Llegará después La novia vestía de negro; El niño salvaje; Las dos inglesas y el amor; La historia de Adela H, en la que rescata a la hija de Victor Hugo; El último metro, que cuenta las peripecias de una pequeña compañía francesa de teatro que malvive durante la ocupación nazi, La noche americana (la magia del cine vista desde el cine) o La habitación verde, en la que el propio director se coloca delante de la cámara en la piel de un periodista obsesionado con la muerte.
Nunca rehuyó lo autobiográfico y a lo largo de los años fueron intercalándose El amor a los 20 años, Besos robados, Domicilio conyugal… en las que de un modo más sereno cada vez hunde las manos en su propia existencia y rescata trozos de una vida que le permitió levantar una filmografía deslumbrante.
Sin volverle la espalda a ninguno de los ámbitos relacionados con el cine, Truffaut fue también actor y aunque se reservó papeles de envergadura en sus propias películas, sólo intervino como tal en un proyecto de otro autor, siendo dirigido por Spielberg en Encuentros en la tercera fase.
Genio y figura
Con los años dulcificó su insolencia inicial aunque ya muy andada la vida, en 1973, se enemistó seriamente con Godard que le llamó embustero y traidor ante la negativa a prestarle dinero para uno de los proyectos, Truffaut zanjó el tema con violencia al responderle: “no quiero echar a perder la preparación de tu próxima película autobiográfica, cuyo título creo saber: Una mierda es una mierda”.

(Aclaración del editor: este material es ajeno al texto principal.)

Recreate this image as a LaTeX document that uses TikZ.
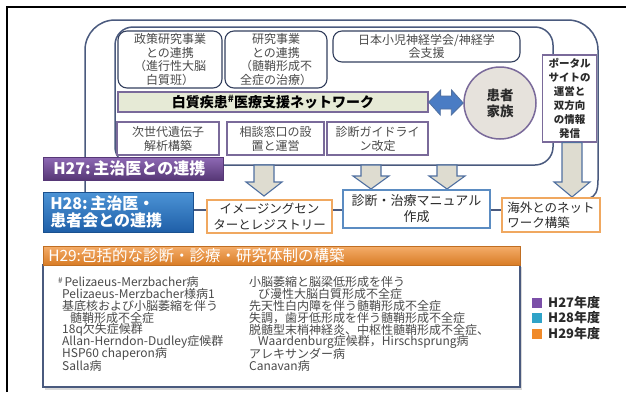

Genio y figura de quien nunca se movió en las medias tintas. De quien se fue demasiado pronto, hace ahora 25 años, habiendo amado el cine de un modo visceral. Aquel que dejó escrito: “Los cineastas nos contarán cuanto les ha pasado: podrá ser la historia de su primer amor o del más reciente, su toma de postura política, una crónica de viaje, una enfermedad, su servicio militar, su boda, las pasadas vacaciones, y eso gustará porque será algo verdadero y nuevo… la película del mañana será un acto de amor”.
De quien a través de su forma de ver nos adentró en toda esa, su irrepetible, magia.